Exercise objective:
Answer with one number: how many lines hold "chart".

Information shown:
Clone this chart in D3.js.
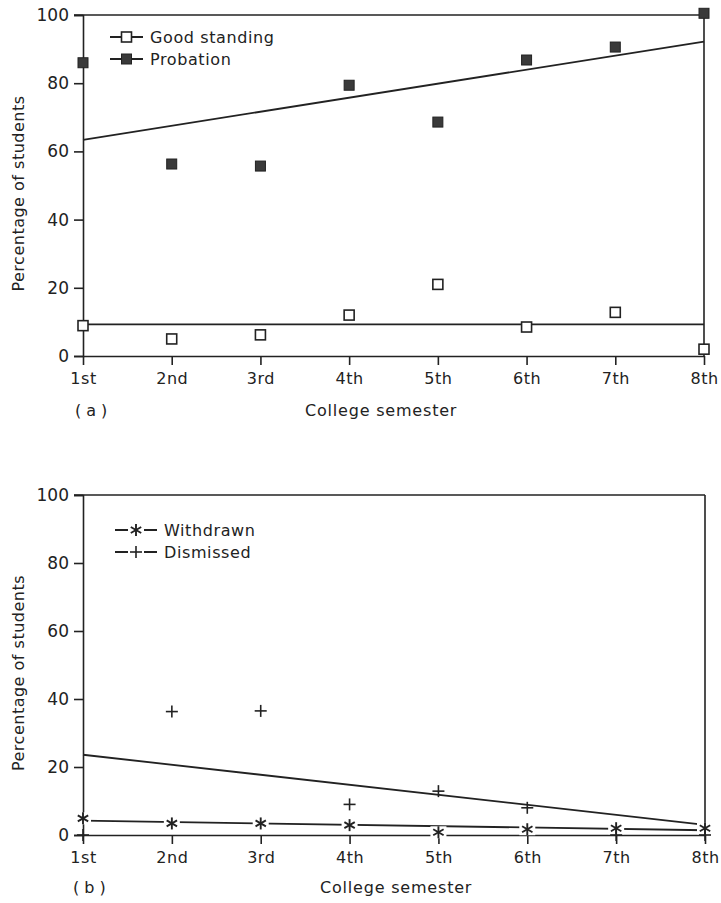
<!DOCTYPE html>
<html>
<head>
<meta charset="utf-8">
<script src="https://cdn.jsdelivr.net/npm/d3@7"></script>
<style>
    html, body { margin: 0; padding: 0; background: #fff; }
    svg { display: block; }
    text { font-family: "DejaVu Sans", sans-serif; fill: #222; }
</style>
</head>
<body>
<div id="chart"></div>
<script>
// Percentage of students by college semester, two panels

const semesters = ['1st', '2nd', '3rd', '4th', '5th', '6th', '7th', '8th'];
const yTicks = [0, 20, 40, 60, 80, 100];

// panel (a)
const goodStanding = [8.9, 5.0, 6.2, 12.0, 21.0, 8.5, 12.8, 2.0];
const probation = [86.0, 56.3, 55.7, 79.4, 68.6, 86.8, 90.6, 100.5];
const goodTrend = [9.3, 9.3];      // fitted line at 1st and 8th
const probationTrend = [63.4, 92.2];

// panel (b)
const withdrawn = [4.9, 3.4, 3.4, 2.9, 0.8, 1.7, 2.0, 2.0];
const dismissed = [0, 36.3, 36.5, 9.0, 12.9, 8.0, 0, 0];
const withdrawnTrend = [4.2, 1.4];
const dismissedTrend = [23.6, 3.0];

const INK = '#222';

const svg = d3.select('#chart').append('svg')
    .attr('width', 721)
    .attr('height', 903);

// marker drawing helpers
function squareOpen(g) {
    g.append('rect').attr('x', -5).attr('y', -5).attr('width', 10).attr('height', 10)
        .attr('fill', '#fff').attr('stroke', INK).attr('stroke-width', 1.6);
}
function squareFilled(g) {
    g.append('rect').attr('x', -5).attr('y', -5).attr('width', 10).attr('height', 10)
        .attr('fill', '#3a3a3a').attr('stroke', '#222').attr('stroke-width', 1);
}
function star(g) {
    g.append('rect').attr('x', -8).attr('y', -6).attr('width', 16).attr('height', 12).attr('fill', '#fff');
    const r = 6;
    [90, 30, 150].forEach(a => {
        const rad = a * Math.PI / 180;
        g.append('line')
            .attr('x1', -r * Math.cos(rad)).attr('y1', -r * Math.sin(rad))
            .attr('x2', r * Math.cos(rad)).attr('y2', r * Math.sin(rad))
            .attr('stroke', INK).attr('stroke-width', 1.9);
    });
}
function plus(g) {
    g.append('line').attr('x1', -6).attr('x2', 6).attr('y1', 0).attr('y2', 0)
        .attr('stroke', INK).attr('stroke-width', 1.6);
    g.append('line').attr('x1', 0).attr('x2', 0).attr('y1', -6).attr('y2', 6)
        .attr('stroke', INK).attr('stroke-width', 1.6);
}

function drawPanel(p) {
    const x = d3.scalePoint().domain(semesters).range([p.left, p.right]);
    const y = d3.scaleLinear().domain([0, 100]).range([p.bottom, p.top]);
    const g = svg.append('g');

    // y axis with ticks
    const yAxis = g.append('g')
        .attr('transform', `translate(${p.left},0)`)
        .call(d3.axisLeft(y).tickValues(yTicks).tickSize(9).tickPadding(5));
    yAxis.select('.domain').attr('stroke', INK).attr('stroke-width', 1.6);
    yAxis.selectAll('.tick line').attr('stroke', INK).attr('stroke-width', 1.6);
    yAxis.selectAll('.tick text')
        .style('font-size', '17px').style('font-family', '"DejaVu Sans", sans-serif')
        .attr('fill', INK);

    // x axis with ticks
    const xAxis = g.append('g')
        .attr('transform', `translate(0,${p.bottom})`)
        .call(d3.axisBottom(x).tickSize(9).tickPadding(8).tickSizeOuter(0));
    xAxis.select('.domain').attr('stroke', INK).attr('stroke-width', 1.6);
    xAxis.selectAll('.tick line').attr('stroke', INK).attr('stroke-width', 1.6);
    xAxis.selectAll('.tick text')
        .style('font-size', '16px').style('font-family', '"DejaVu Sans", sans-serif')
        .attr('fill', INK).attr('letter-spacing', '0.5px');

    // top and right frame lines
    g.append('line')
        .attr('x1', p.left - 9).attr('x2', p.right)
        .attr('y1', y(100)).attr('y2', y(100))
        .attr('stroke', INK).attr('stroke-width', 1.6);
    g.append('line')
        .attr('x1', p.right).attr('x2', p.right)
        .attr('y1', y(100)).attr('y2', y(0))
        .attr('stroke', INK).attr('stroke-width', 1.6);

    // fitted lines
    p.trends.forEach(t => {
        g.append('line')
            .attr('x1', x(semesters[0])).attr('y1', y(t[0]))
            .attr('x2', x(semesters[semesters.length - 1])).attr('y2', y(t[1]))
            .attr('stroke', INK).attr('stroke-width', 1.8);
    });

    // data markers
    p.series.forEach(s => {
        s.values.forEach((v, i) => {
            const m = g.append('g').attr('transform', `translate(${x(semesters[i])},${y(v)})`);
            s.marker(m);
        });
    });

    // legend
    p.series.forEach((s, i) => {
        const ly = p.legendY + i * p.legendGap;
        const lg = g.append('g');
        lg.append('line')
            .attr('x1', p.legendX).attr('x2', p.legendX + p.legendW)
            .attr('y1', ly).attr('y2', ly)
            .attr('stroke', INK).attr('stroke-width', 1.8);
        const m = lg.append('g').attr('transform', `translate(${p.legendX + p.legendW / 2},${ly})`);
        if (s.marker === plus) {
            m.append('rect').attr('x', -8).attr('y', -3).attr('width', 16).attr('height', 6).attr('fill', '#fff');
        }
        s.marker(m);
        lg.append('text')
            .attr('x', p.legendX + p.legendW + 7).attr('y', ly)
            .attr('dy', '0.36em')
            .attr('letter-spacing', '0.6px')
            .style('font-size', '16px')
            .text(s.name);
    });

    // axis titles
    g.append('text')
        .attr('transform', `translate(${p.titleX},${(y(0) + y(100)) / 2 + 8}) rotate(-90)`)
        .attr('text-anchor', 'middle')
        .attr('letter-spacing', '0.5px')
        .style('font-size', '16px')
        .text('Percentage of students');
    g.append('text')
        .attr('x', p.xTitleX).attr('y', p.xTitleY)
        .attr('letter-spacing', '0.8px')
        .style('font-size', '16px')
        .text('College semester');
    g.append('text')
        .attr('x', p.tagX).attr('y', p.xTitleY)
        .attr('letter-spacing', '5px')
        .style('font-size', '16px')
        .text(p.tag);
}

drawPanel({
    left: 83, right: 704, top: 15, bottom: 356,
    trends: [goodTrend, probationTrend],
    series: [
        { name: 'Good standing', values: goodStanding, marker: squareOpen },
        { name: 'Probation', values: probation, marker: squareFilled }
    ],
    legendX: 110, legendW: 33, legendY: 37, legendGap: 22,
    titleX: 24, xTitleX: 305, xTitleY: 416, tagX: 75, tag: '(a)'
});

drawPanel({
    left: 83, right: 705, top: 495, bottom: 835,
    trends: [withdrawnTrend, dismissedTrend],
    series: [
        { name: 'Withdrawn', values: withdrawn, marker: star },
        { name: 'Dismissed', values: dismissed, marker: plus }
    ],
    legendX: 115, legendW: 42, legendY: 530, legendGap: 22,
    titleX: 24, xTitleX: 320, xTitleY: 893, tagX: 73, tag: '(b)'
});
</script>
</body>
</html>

Reply to the exercise:
3